Directions for this task
Starting at the top of the listing, extract every line up to and including the one with "const FONT = 'Liberation". Pictures stay out of the copy.

>> Begin Source data

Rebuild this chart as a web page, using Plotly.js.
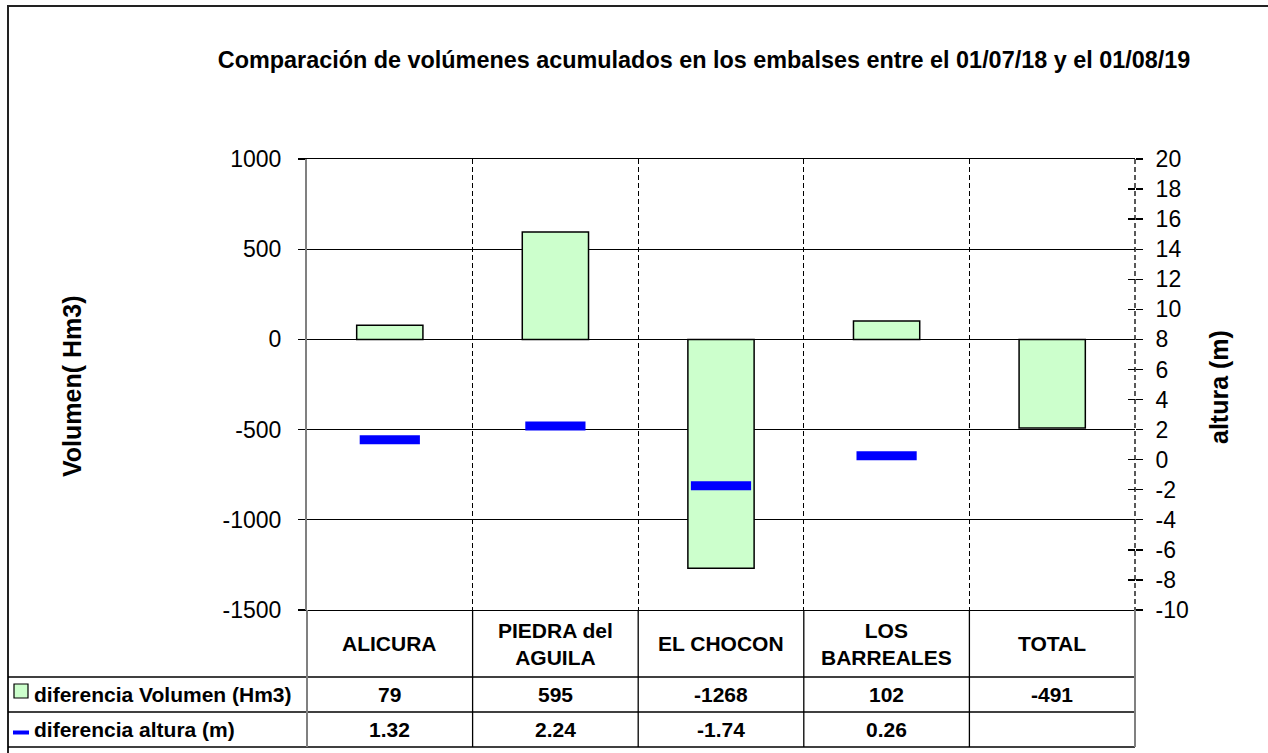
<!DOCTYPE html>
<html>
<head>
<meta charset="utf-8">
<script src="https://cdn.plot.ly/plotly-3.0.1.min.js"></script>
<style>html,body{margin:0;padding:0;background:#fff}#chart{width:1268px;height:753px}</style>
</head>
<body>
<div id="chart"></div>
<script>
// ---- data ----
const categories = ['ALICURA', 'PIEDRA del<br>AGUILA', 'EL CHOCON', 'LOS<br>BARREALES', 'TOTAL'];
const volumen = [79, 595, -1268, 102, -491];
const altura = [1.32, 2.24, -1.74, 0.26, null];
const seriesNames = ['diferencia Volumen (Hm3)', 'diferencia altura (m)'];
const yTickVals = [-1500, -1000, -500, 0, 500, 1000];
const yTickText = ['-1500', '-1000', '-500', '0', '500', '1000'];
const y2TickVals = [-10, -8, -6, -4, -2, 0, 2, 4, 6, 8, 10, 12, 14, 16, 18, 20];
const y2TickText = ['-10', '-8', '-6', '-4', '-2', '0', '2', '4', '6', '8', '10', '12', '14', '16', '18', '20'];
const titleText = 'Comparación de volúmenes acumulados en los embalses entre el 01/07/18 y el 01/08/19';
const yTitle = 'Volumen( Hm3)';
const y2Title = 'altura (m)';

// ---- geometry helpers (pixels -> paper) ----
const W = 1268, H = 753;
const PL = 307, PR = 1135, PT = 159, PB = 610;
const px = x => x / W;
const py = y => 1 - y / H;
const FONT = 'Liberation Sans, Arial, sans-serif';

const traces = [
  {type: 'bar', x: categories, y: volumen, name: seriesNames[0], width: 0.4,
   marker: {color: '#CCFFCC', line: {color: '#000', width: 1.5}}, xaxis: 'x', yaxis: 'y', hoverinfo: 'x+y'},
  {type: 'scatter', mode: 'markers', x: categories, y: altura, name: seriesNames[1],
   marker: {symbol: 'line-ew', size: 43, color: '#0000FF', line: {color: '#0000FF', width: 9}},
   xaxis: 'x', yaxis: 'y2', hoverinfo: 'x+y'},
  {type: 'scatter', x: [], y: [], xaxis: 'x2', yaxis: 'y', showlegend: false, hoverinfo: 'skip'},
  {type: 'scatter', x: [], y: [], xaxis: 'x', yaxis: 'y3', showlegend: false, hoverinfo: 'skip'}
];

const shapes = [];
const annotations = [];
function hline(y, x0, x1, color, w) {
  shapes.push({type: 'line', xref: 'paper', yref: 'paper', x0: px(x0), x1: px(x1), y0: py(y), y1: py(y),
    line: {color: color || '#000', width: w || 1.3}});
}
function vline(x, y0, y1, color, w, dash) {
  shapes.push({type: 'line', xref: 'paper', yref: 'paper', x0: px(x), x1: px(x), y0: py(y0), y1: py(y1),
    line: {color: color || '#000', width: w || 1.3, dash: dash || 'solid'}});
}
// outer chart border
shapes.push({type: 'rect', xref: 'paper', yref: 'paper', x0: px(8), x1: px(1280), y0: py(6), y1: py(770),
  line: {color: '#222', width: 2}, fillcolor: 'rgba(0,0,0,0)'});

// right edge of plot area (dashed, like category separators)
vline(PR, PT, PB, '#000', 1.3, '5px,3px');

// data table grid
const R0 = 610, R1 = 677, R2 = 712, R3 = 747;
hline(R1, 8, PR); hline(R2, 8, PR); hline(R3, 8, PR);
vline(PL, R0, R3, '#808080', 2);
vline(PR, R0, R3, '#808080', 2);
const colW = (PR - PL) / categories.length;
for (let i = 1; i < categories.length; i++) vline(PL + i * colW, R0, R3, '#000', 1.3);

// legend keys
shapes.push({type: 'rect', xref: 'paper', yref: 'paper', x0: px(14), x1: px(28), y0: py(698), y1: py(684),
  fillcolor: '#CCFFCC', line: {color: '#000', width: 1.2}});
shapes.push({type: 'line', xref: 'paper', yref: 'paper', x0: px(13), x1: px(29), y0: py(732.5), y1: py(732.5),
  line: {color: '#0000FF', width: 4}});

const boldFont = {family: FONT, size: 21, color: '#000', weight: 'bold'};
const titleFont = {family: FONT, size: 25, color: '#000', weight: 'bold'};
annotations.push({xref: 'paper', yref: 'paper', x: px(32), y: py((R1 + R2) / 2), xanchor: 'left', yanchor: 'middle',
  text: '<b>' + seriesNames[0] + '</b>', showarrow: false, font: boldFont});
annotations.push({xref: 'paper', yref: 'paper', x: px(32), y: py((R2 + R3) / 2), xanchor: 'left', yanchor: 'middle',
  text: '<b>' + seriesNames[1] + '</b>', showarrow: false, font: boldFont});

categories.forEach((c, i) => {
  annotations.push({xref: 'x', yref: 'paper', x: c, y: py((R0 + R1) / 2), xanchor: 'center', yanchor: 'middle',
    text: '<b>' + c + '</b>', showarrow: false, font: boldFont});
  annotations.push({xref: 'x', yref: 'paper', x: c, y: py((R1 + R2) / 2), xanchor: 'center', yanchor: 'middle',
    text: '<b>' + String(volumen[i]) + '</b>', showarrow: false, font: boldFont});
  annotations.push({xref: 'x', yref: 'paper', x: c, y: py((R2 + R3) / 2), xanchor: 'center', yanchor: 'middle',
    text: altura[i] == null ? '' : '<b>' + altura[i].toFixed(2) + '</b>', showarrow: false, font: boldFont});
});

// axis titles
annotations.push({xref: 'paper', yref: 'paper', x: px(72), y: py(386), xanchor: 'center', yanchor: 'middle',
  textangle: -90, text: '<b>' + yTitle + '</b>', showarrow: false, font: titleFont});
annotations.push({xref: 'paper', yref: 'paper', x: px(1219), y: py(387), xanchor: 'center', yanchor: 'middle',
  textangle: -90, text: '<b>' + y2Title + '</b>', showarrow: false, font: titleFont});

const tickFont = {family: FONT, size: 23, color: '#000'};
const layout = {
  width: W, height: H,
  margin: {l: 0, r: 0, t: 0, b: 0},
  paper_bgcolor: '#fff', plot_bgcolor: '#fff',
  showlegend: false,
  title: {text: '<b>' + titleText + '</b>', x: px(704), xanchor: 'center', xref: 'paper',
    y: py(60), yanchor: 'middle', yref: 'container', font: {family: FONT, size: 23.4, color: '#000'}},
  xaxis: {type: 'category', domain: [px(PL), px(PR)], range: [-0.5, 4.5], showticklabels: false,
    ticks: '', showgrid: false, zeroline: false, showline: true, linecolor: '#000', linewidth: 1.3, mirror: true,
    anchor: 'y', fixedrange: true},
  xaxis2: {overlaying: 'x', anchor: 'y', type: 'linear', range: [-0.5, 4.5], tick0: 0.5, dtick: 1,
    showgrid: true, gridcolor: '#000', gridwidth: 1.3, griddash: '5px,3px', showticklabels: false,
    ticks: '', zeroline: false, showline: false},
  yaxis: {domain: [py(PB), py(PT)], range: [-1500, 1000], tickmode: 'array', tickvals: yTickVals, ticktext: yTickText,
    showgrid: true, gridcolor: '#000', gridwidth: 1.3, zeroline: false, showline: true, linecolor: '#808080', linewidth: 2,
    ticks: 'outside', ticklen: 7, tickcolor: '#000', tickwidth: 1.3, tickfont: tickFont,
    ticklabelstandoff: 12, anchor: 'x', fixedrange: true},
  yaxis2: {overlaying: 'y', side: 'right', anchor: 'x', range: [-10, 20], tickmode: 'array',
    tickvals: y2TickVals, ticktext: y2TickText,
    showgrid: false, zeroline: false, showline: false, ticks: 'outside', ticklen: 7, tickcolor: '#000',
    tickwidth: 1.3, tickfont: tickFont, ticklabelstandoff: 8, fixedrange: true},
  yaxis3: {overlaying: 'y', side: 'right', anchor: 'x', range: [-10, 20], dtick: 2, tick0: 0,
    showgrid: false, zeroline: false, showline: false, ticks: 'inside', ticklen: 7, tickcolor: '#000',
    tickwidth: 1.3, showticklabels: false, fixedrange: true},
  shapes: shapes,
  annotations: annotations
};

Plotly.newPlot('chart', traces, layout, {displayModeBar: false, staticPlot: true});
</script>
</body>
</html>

>> End Source data

Written reply
Rebuild this chart as a web page, using Plotly.js.
<!DOCTYPE html>
<html>
<head>
<meta charset="utf-8">
<script src="https://cdn.plot.ly/plotly-3.0.1.min.js"></script>
<style>html,body{margin:0;padding:0;background:#fff}#chart{width:1268px;height:753px}</style>
</head>
<body>
<div id="chart"></div>
<script>
// ---- data ----
const categories = ['ALICURA', 'PIEDRA del<br>AGUILA', 'EL CHOCON', 'LOS<br>BARREALES', 'TOTAL'];
const volumen = [79, 595, -1268, 102, -491];
const altura = [1.32, 2.24, -1.74, 0.26, null];
const seriesNames = ['diferencia Volumen (Hm3)', 'diferencia altura (m)'];
const yTickVals = [-1500, -1000, -500, 0, 500, 1000];
const yTickText = ['-1500', '-1000', '-500', '0', '500', '1000'];
const y2TickVals = [-10, -8, -6, -4, -2, 0, 2, 4, 6, 8, 10, 12, 14, 16, 18, 20];
const y2TickText = ['-10', '-8', '-6', '-4', '-2', '0', '2', '4', '6', '8', '10', '12', '14', '16', '18', '20'];
const titleText = 'Comparación de volúmenes acumulados en los embalses entre el 01/07/18 y el 01/08/19';
const yTitle = 'Volumen( Hm3)';
const y2Title = 'altura (m)';

// ---- geometry helpers (pixels -> paper) ----
const W = 1268, H = 753;
const PL = 307, PR = 1135, PT = 159, PB = 610;
const px = x => x / W;
const py = y => 1 - y / H;
const FONT = 'Liberation Sans, Arial, sans-serif';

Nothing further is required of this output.